>>>
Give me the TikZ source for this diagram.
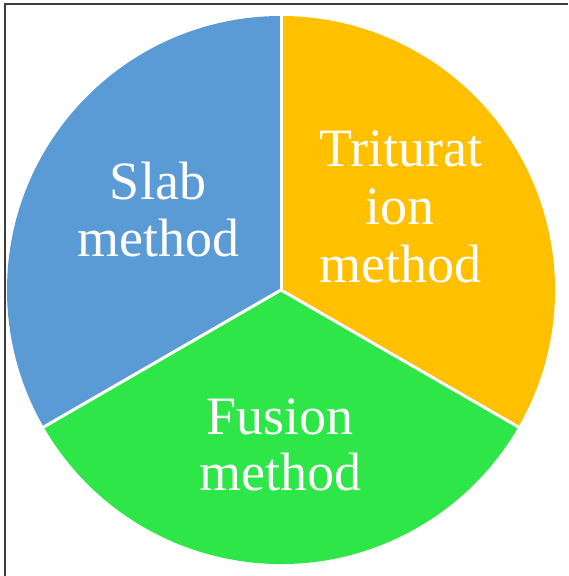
\documentclass[tikz,border=0pt]{standalone}
\usepackage{fontspec}
\setmainfont{Liberation Serif}
\usetikzlibrary{calc}
\definecolor{slabblue}{RGB}{91,155,213}
\definecolor{tritorange}{RGB}{255,192,0}
\definecolor{fusgreen}{RGB}{46,230,72}
\definecolor{framegray}{RGB}{60,60,60}
\tikzset{
  lbl/.style={text=white, font=\fontsize{54}{57}\selectfont, anchor=base, inner sep=0pt},
  sep/.style={draw=white, line width=3pt}
}
\begin{document}
\begin{tikzpicture}[x=1pt,y=1pt]
\useasboundingbox (0,0) rectangle (568,576);
\fill[white] (0,0) rectangle (568,576);
\draw[framegray, line width=1.5pt] (5,0) -- (5,572) -- (568,572);
\coordinate (c) at (281,286);
\def\R{274}
\fill[slabblue] (c) -- ++(90:\R) arc[start angle=90, end angle=210, radius=\R] -- cycle;
\fill[tritorange] (c) -- ++(-30:\R) arc[start angle=-30, end angle=90, radius=\R] -- cycle;
\fill[fusgreen] (c) -- ++(210:\R) arc[start angle=210, end angle=330, radius=\R] -- cycle;
\coordinate (e1) at ($(c)+(90:\R+1)$);
\coordinate (e2) at ($(c)+(210:\R+1)$);
\coordinate (e3) at ($(c)+(330:\R+1)$);
\draw[sep] (c) -- (e1);
\draw[sep] (c) -- (e2);
\draw[sep] (c) -- (e3);
\node[lbl] (slab1) at (158,376) {Slab};
\node[lbl] (slab2) at (158,319) {method};
\node[lbl] (trit1) at (401,409) {Triturat};
\node[lbl] (trit2) at (400,351) {ion};
\node[lbl] (trit3) at (400,293) {method};
\node[lbl] (fus1) at (280,141) {Fusion};
\node[lbl] (fus2) at (280,85) {method};
\end{tikzpicture}
\end{document}
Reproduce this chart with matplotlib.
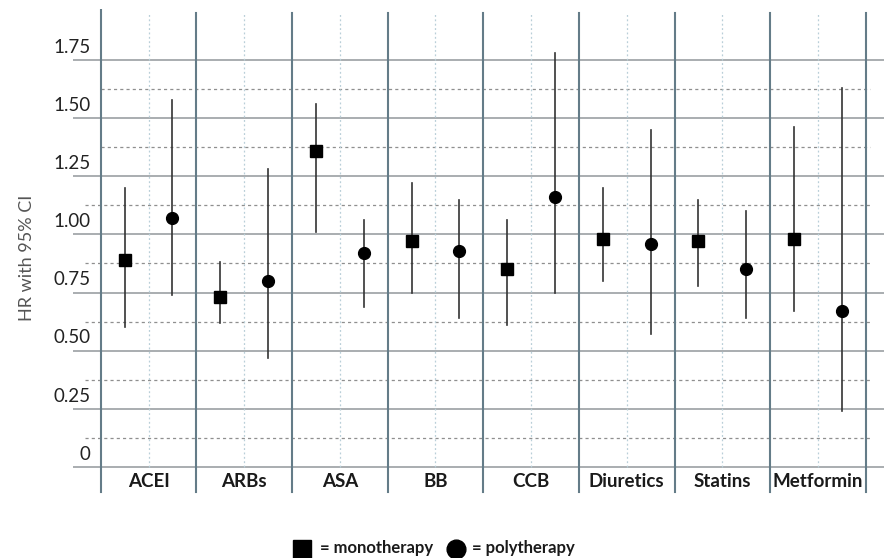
import matplotlib
matplotlib.use('Agg')
import matplotlib.pyplot as plt
from matplotlib.lines import Line2D

plt.rcParams['font.family'] = ['Lato', 'DejaVu Sans']

drugs = ['ACEI', 'ARBs', 'ASA', 'BB', 'CCB', 'Diuretics', 'Statins', 'Metformin']
mono_hr = [0.89, 0.73, 1.36, 0.97, 0.85, 0.98, 0.97, 0.98]
mono_lo = [0.60, 0.62, 1.01, 0.75, 0.61, 0.80, 0.78, 0.67]
mono_hi = [1.20, 0.88, 1.56, 1.22, 1.06, 1.20, 1.15, 1.46]
poly_hr = [1.07, 0.80, 0.92, 0.93, 1.16, 0.96, 0.85, 0.67]
poly_lo = [0.74, 0.47, 0.69, 0.64, 0.75, 0.57, 0.64, 0.24]
poly_hi = [1.58, 1.28, 1.06, 1.15, 1.78, 1.45, 1.10, 1.63]
yticks = [0, 0.25, 0.50, 0.75, 1.00, 1.25, 1.50, 1.75]
ytick_labels = ['0', '0.25', '0.50', '0.75', '1.00', '1.25', '1.50', '1.75']

fig = plt.figure(figsize=(8.86, 5.58), dpi=100)
ax = fig.add_axes([0.0824, 0.1131, 0.9153, 0.8711])
ax.set_xlim(-0.29, 8.19)
ax.set_ylim(-0.12, 1.97)
ax.axis('off')

n = len(drugs)

# horizontal grid: solid at ticks, dashed halfway between (none above the top tick)
for v in yticks:
    ax.plot([-0.29, 8.19], [v, v], color='#a9adb0', lw=1.4, zorder=1)
for v in yticks[:-1]:
    mid = v + 0.125
    start = 0 if mid > 1.3 else -0.16
    ax.plot([start, 8.04], [mid, mid], color='#8f8f8f', lw=0.9,
            ls=(0, (2.5, 2.5)), zorder=1)

# group separators and dotted centre lines
for i in range(n + 1):
    top = 1.965 if i == 0 else 1.952
    ax.plot([i, i], [-0.107, top], color='#647c88', lw=1.5, zorder=2)
for i in range(n):
    ax.plot([i + 0.5, i + 0.5], [0, 1.952], color='#b9cfd8', lw=0.9,
            ls=(0, (1.5, 2)), zorder=1)

# y tick labels (sit just above their line)
for v, lab in zip(yticks, ytick_labels):
    ax.text(-0.11, v + 0.055, lab, ha='right', va='center', fontsize=13.5,
            color='#222222')
ax.text(-0.77, 0.90, 'HR with 95% CI', rotation=90, ha='center', va='center',
        fontsize=13, color='#555555')

# x labels
for i, d in enumerate(drugs):
    ax.text(i + 0.5, -0.064, d, ha='center', va='center', fontsize=13.5,
            fontweight='bold', color='#1a1a1a')

# estimates with CIs
for i in range(n):
    ax.plot([i + 0.25, i + 0.25], [mono_lo[i], mono_hi[i]], color='#333333',
            lw=1.2, zorder=3)
    ax.plot([i + 0.75, i + 0.75], [poly_lo[i], poly_hi[i]], color='#333333',
            lw=1.2, zorder=3)
ax.plot([i + 0.25 for i in range(n)], mono_hr, ls='none', marker='s',
        ms=8.5, color='black', zorder=4)
ax.plot([i + 0.75 for i in range(n)], poly_hr, ls='none', marker='o',
        ms=8.5, color='black', zorder=4)

# legend in figure pixels
W, H = 886, 558
fig.add_artist(Line2D([302 / W], [1 - 549 / H], marker='s', ms=13.5,
                      color='black', ls='none', transform=fig.transFigure))
fig.text(320 / W, 1 - 548 / H, '= monotherapy', ha='left', va='center',
         fontsize=12, fontweight='bold', color='#1a1a1a')
fig.add_artist(Line2D([456 / W], [1 - 549 / H], marker='o', ms=13.5,
                      color='black', ls='none', transform=fig.transFigure))
fig.text(472 / W, 1 - 548 / H, '= polytherapy', ha='left', va='center',
         fontsize=12, fontweight='bold', color='#1a1a1a')

fig.savefig('out.png', dpi=100)
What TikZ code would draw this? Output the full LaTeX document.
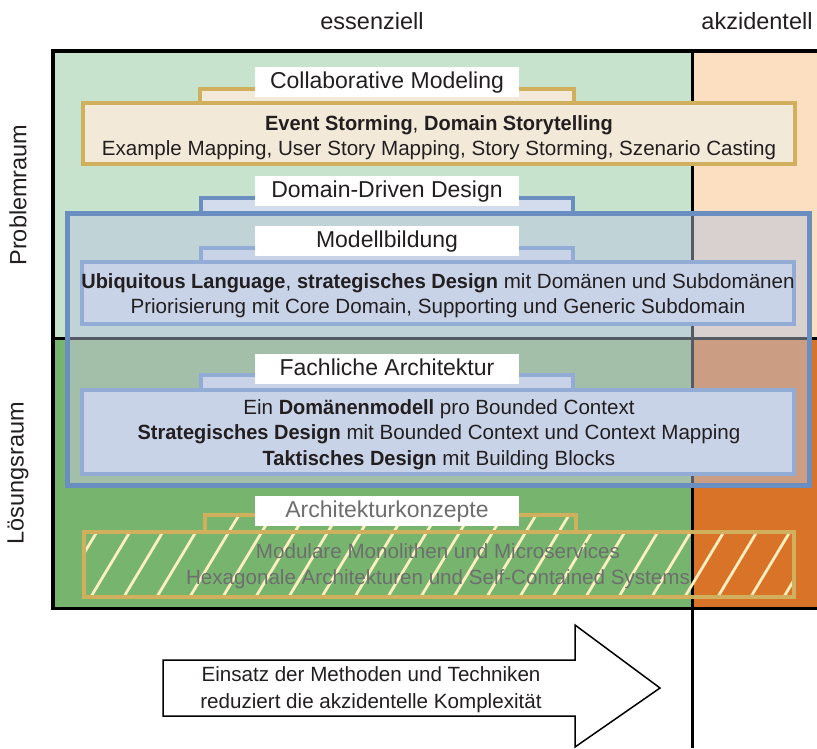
\documentclass[tikz,border=0pt]{standalone}
\usepackage{fontspec}
\setmainfont{Liberation Sans}[BoldFeatures={FakeStretch=0.97}]
\definecolor{qTL}{HTML}{C8E3CD}
\definecolor{qTR}{HTML}{FCDFC0}
\definecolor{qBL}{HTML}{77B56F}
\definecolor{qBR}{HTML}{D87327}
\definecolor{oTL}{HTML}{C0D4D8}
\definecolor{oTR}{HTML}{D8D1D0}
\definecolor{oBL}{HTML}{A3BFAA}
\definecolor{oBR}{HTML}{CB9E84}
\definecolor{dddblue}{HTML}{6B8EC0}
\definecolor{dddtab}{HTML}{D3DCEC}
\definecolor{inblue}{HTML}{93ACD5}
\definecolor{inbluefill}{HTML}{C8D3E8}
\definecolor{gold}{HTML}{D0B05C}
\definecolor{goldfill}{HTML}{F2E9D9}
\definecolor{hatchc}{HTML}{FBEFC0}
\definecolor{gridgray}{HTML}{555B64}
\definecolor{txt}{HTML}{231F20}
\definecolor{graytxt}{HTML}{6E6E6E}
\begin{document}
\begin{tikzpicture}[x=1pt,y=-1pt,
  lbl/.style={fill=white,minimum width=264pt,minimum height=30pt,inner sep=0pt,text height=17pt,text depth=5pt,text=txt,font=\fontsize{23}{27}\selectfont},
  body/.style={align=center,inner sep=0pt,text=txt,font=\fontsize{20.6}{25.5}\selectfont},
  axis/.style={inner sep=0pt,text=txt,font=\fontsize{23.5}{27}\selectfont},
  goldbox/.style={draw=gold,fill=goldfill,line width=4.5pt},
  bluebox/.style={draw=inblue,fill=inbluefill,line width=4.5pt},
  hatchline/.style={draw=hatchc,line width=2.8pt}]
\useasboundingbox (0,0) rectangle (817,748);
% quadrants
\fill[qTL] (53,51) rectangle (692,338);
\fill[qTR] (692,51) rectangle (817,338);
\fill[qBL] (53,338) rectangle (692,608);
\fill[qBR] (692,338) rectangle (817,608);
% DDD overlay
\begin{scope}
  \clip (67,213) rectangle (809,485);
  \fill[oTL] (53,51) rectangle (692,338);
  \fill[oTR] (692,51) rectangle (817,338);
  \fill[oBL] (53,338) rectangle (692,608);
  \fill[oBR] (692,338) rectangle (817,608);
\end{scope}
% grid lines
\draw[line width=3pt] (692,51) -- (692,748);
\draw[line width=3pt] (53,338) -- (817,338);
\draw[gridgray,line width=3pt] (692,215) -- (692,483);
\draw[gridgray,line width=3pt] (69,338) -- (807,338);
% frame
\draw[line width=4pt] (53,610) -- (53,51) -- (817,51);
\draw[line width=3.5pt] (51,608.5) -- (817,608.5);
% DDD box
\filldraw[draw=dddblue,fill=dddtab,line width=4.5pt] (201,213) rectangle (573,198);
\draw[dddblue,line width=5pt] (67,213) rectangle (809,485);
% Collaborative Modeling
\filldraw[goldbox] (200,103) rectangle (574,89);
\filldraw[goldbox] (83,103) rectangle (795,164);
% Modellbildung
\filldraw[bluebox] (201,262) rectangle (573,248);
\filldraw[bluebox] (82,262) rectangle (794,324);
% Fachliche Architektur
\filldraw[bluebox] (201,390) rectangle (573,375);
\filldraw[bluebox] (82,390) rectangle (794,474);
% Architekturkonzepte hatch
\begin{scope}
  \clip (205,515) rectangle (576,532) (84,532) rectangle (794,597);
  \foreach \x in {20,53,...,860} {
    \draw[hatchline] (\x,605) -- ++(60,-100);
  }
\end{scope}
\draw[gold,line width=4.5pt] (205,532) -- (205,515) -- (576,515) -- (576,532);
\draw[gold,line width=4.5pt] (84,532) rectangle (794,597);
% labels
\node[lbl] (collabL) at (387,82) {Collaborative Modeling};
\node[lbl] (dddL) at (387,191) {Domain-Driven Design};
\node[lbl] (modL) at (387,241) {Modellbildung};
\node[lbl] (fachL) at (387,369) {Fachliche Architektur};
\node[lbl,text=graytxt] (archL) at (387,511) {Architekturkonzepte};
% body texts
\node[body] (collabT) at (439,137.5) {\textbf{Event Storming}, \textbf{Domain Storytelling}\\Example Mapping, User Story Mapping, Story Storming, Szenario Casting};
\node[body] (modT) at (438,295.5) {\textbf{Ubiquitous Language}, \textbf{strategisches Design} mit Domänen und Subdomänen\\Priorisierung mit Core Domain, Supporting und Generic Subdomain};
\node[body] (fachT) at (439,434.5) {Ein \textbf{Domänenmodell} pro Bounded Context\\\textbf{Strategisches Design} mit Bounded Context und Context Mapping\\\textbf{Taktisches Design} mit Building Blocks};
\node[body,text=graytxt] (archT) at (438,566) {Modulare Monolithen und Microservices\\Hexagonale Architekturen und Self-Contained Systems};
% axis labels
\node[axis] (ess) at (372,21) {essenziell};
\node[axis] (akz) at (757,21) {akzidentell};
\node[axis,rotate=90] (prob) at (18,195) {Problemraum};
\node[axis,rotate=90] (loes) at (18,473) {Lösungsraum};
% arrow
\draw[line width=1.5pt,fill=white,line join=miter] (163,660) -- (575,660) -- (575,625) -- (660,688) -- (575,747) -- (575,716) -- (163,716) -- cycle;
\node[align=center,inner sep=0pt,text=txt,font=\fontsize{20.6}{27}\selectfont] (arrT) at (371,690) {Einsatz der Methoden und Techniken\\reduziert die akzidentelle Komplexität};
\end{tikzpicture}
\end{document}
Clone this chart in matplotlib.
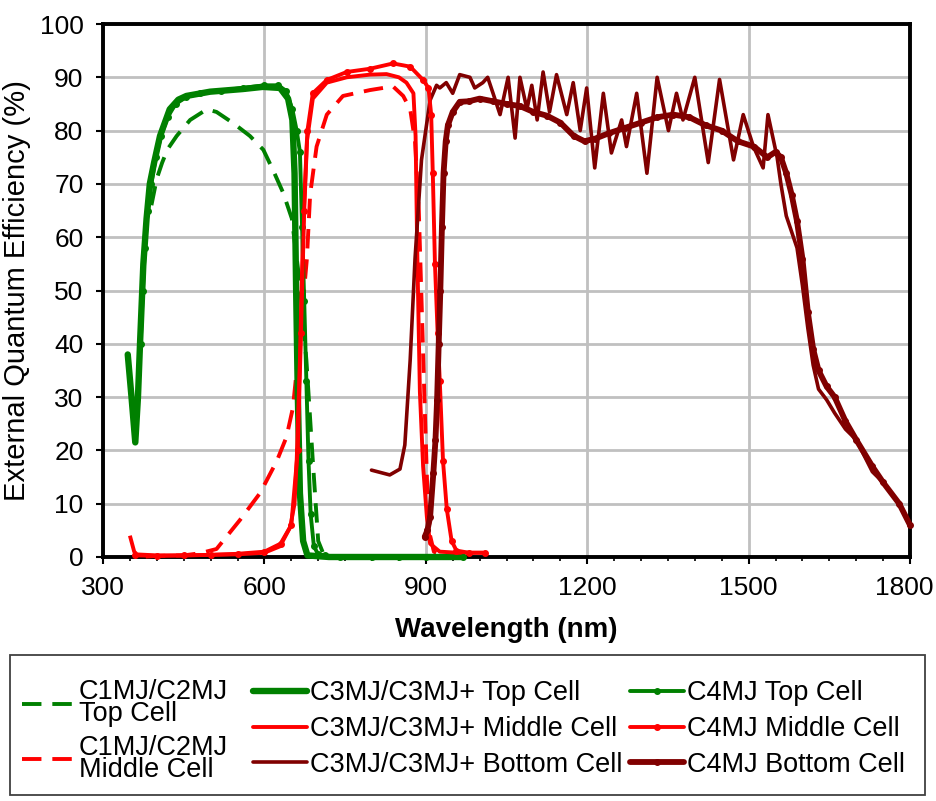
<<<
## [Given request]
Lines that hold "this" are the ones to copy; find all of them.

## [Correct result]
Give me the TikZ source for this diagram.
Reproduce this chart with matplotlib.
What TikZ code would draw this? Output the full LaTeX document.
Clone this chart in matplotlib.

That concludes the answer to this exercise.